▼▼▼

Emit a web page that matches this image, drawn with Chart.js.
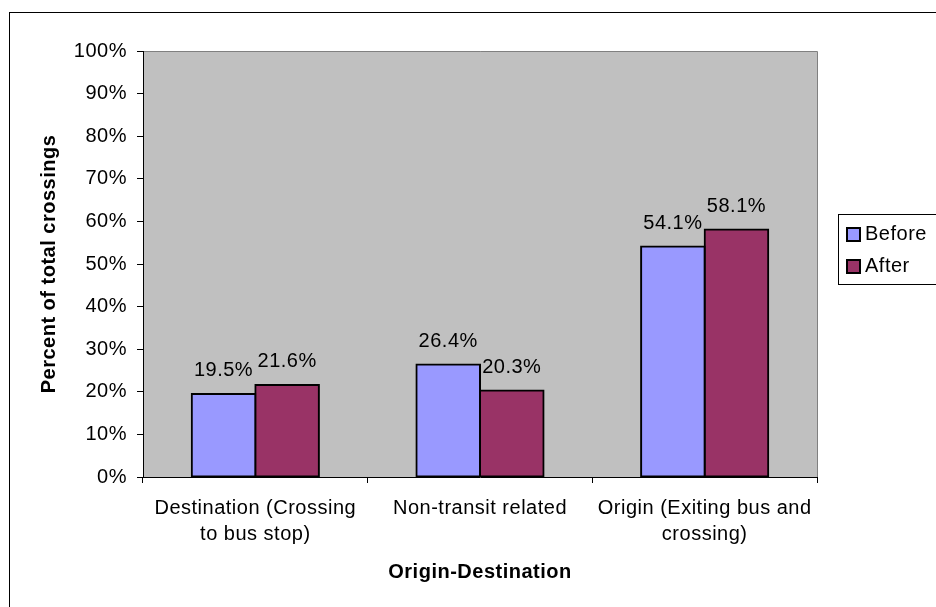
<!DOCTYPE html>
<html>
<head>
<meta charset="utf-8">
<script src="https://cdn.jsdelivr.net/npm/chart.js@4.4.1/dist/chart.umd.min.js"></script>
<style>
  html, body { margin: 0; padding: 0; background: #ffffff; }
  canvas { display: block; }
</style>
</head>
<body>
<canvas id="chart" width="936" height="607"></canvas>
<script>
// Share of pedestrian crossings by origin-destination type, before and after
const categories = [
  ['Destination (Crossing', 'to bus stop)'],
  'Non-transit related',
  ['Origin (Exiting bus and', 'crossing)']
];
const seriesNames = ['Before', 'After'];
const beforeValues = [19.5, 26.4, 54.1];
const afterValues = [21.6, 20.3, 58.1];
const yTickValues = [0, 10, 20, 30, 40, 50, 60, 70, 80, 90, 100];
const yAxisTitle = 'Percent of total crossings';
const xAxisTitle = 'Origin-Destination';

const FONT = "'Liberation Sans', Arial, Helvetica, sans-serif";
const FONT_SIZE = 20;
const SPACING = '0.5px';
const COLORS = ['#9999FF', '#993366'];

// Text in this chart is set slightly wide; keep the spacing on the context
const spacingPlugin = {
  id: 'spacing',
  beforeUpdate(chart) { chart.ctx.letterSpacing = SPACING; },
  beforeDraw(chart) { chart.ctx.letterSpacing = SPACING; }
};

// Page frame and grey plot background
const framePlugin = {
  id: 'frame',
  beforeDraw(chart) {
    const { ctx, chartArea: a } = chart;
    ctx.save();
    ctx.fillStyle = '#ffffff';
    ctx.fillRect(0, 0, chart.width, chart.height);
    ctx.strokeStyle = '#000000';
    ctx.lineWidth = 1;
    ctx.strokeRect(9.5, 12.5, 2000, 2000);
    ctx.fillStyle = '#C0C0C0';
    ctx.fillRect(a.left, a.top, a.right - a.left, a.bottom - a.top);
    ctx.strokeStyle = '#808080';
    ctx.beginPath();
    ctx.moveTo(a.left, Math.round(a.top) + 0.5);
    ctx.lineTo(Math.round(a.right) + 0.5, Math.round(a.top) + 0.5);
    ctx.lineTo(Math.round(a.right) + 0.5, a.bottom);
    ctx.stroke();
    ctx.restore();
  }
};

// Value labels above each bar
const valueLabelPlugin = {
  id: 'valueLabels',
  afterDatasetsDraw(chart) {
    const { ctx } = chart;
    ctx.save();
    ctx.letterSpacing = SPACING;
    ctx.font = FONT_SIZE + 'px ' + FONT;
    ctx.fillStyle = '#000000';
    ctx.textAlign = 'center';
    ctx.textBaseline = 'middle';
    chart.data.datasets.forEach((ds, i) => {
      chart.getDatasetMeta(i).data.forEach((bar, j) => {
        ctx.fillText(ds.data[j].toFixed(1) + '%', bar.x, bar.y - 23);
      });
    });
    ctx.restore();
  }
};

// Boxed legend at the right of the plot
const legendBoxPlugin = {
  id: 'legendBox',
  afterDraw(chart) {
    const { ctx } = chart;
    const boxLeft = 838.5, boxTop = 214.5, boxHeight = 70;
    ctx.save();
    ctx.letterSpacing = SPACING;
    ctx.strokeStyle = '#000000';
    ctx.lineWidth = 1;
    ctx.strokeRect(boxLeft, boxTop, 300, boxHeight);
    ctx.font = FONT_SIZE + 'px ' + FONT;
    ctx.textAlign = 'left';
    ctx.textBaseline = 'middle';
    chart.data.datasets.forEach((ds, i) => {
      const cy = 234.5 + i * 32;
      ctx.fillStyle = ds.backgroundColor;
      ctx.fillRect(847, cy - 6.5, 13, 13);
      ctx.lineWidth = 2;
      ctx.strokeStyle = '#000000';
      ctx.strokeRect(847, cy - 6.5, 13, 13);
      ctx.fillStyle = '#000000';
      ctx.fillText(ds.label, 865, cy);
    });
    ctx.restore();
  }
};

const datasets = [beforeValues, afterValues].map((values, i) => ({
  label: seriesNames[i],
  data: values,
  backgroundColor: COLORS[i],
  borderColor: '#000000',
  borderWidth: 2,
  borderSkipped: false,
  inflateAmount: 1,
  categoryPercentage: 0.566,
  barPercentage: 1.0
}));

new Chart(document.getElementById('chart'), {
  type: 'bar',
  data: { labels: categories, datasets },
  plugins: [spacingPlugin, framePlugin, valueLabelPlugin, legendBoxPlugin],
  options: {
    responsive: false,
    devicePixelRatio: 1,
    animation: false,
    layout: { padding: { left: 0, top: 51, right: 119, bottom: 0 } },
    plugins: {
      legend: { display: false },
      tooltip: { enabled: false }
    },
    scales: {
      x: {
        type: 'category',
        offset: true,
        grid: { offset: true, drawOnChartArea: false, drawTicks: true, tickLength: 6, color: '#000000', lineWidth: 1 },
        border: { display: true, color: '#000000', width: 1 },
        ticks: {
          font: { family: FONT, size: FONT_SIZE, lineHeight: 1.33 },
          color: '#000000',
          padding: 12,
          maxRotation: 0,
          minRotation: 0,
          autoSkip: false
        },
        title: {
          display: true,
          text: xAxisTitle,
          color: '#000000',
          font: { family: FONT, size: FONT_SIZE, weight: 'bold', lineHeight: 1.2 },
          padding: { top: 0, bottom: 23 }
        },
        afterFit(scale) { scale.height = 130; }
      },
      y: {
        type: 'linear',
        min: yTickValues[0],
        max: yTickValues[yTickValues.length - 1],
        afterBuildTicks(scale) { scale.ticks = yTickValues.map(v => ({ value: v })); },
        grid: { drawOnChartArea: false, drawTicks: true, tickLength: 6, color: '#000000', lineWidth: 1 },
        border: { display: true, color: '#000000', width: 1 },
        ticks: {
          font: { family: FONT, size: FONT_SIZE },
          color: '#000000',
          padding: 10,
          callback: v => v + '%'
        },
        title: {
          display: true,
          text: yAxisTitle,
          color: '#000000',
          font: { family: FONT, size: FONT_SIZE, weight: 'bold', lineHeight: 1.2 },
          padding: { top: 37, bottom: 0 }
        },
        afterFit(scale) { scale.width = 143; }
      }
    }
  }
});
</script>
</body>
</html>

▲▲▲

[OBJECTIVE]
Copy each line above where the string "this" occurs.

[SOLVED PROBLEM]
Emit a web page that matches this image, drawn with Chart.js.
// Text in this chart is set slightly wide; keep the spacing on the context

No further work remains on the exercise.